Szkoły podbierają sobie uczniów. Stratę jednego czy dwóch zakłada się już na etapie rekrutacji, dlatego klasy są liczniejsze. Gorzej, jeśli placówka nie może sobie pozwolić na taki naddatek, gdyż chętnych ma na styk albo za mało, a potem ktoś jej jeszcze kilka osób podbierze.

Podbierają przede wszystkim szkoły prywatne. W czerwcu ośmioletnia córka zaciągnęła mnie do prywatnej podstawówki (sama chodzi do publicznej, ale otrzymała zaproszenie od konkurencji) na potańcówkę, zabawę balonami, naukę wygibasów, turniej clownów itd., a dla rodziców pieczone kiełbaski i wszelaki wypas brzucha. Takimi to sposobami prywatna placówka kopie dołki pod publiczną. Zapewne kilkoro uczniów wyciągnie i sprowadzi do siebie.

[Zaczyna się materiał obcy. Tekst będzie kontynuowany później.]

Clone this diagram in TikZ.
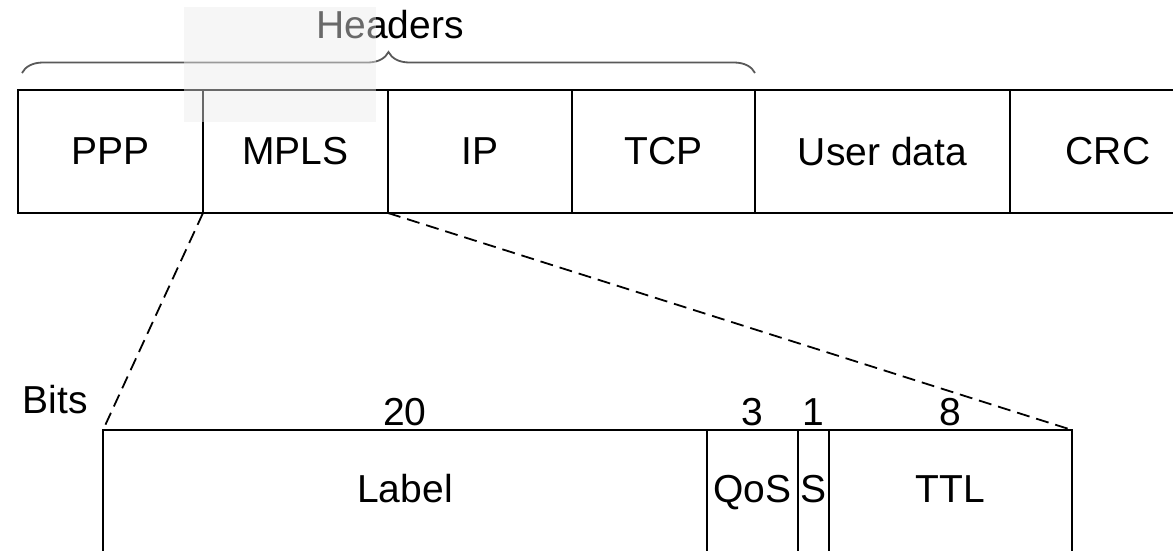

Kiedy dowiedziałem się o jednym przypadku, uderzyłem z kontratakiem. Ja, żona i córka wzięliśmy osobnika i jego rodziców w takie obroty, że najpierw obiecali sprawę przemyśleć (pierwszy tydzień atakowania), potem ogłosili, iż chyba zmienili zdanie (drugi tydzień szturmowania), a w końcu zapewnili, że jednak dziecka nie przeniosą (wczorajsze dane). Jak się dowiem o kolejnych transferach, postaram się przeprowadzić równie skuteczną interwencję.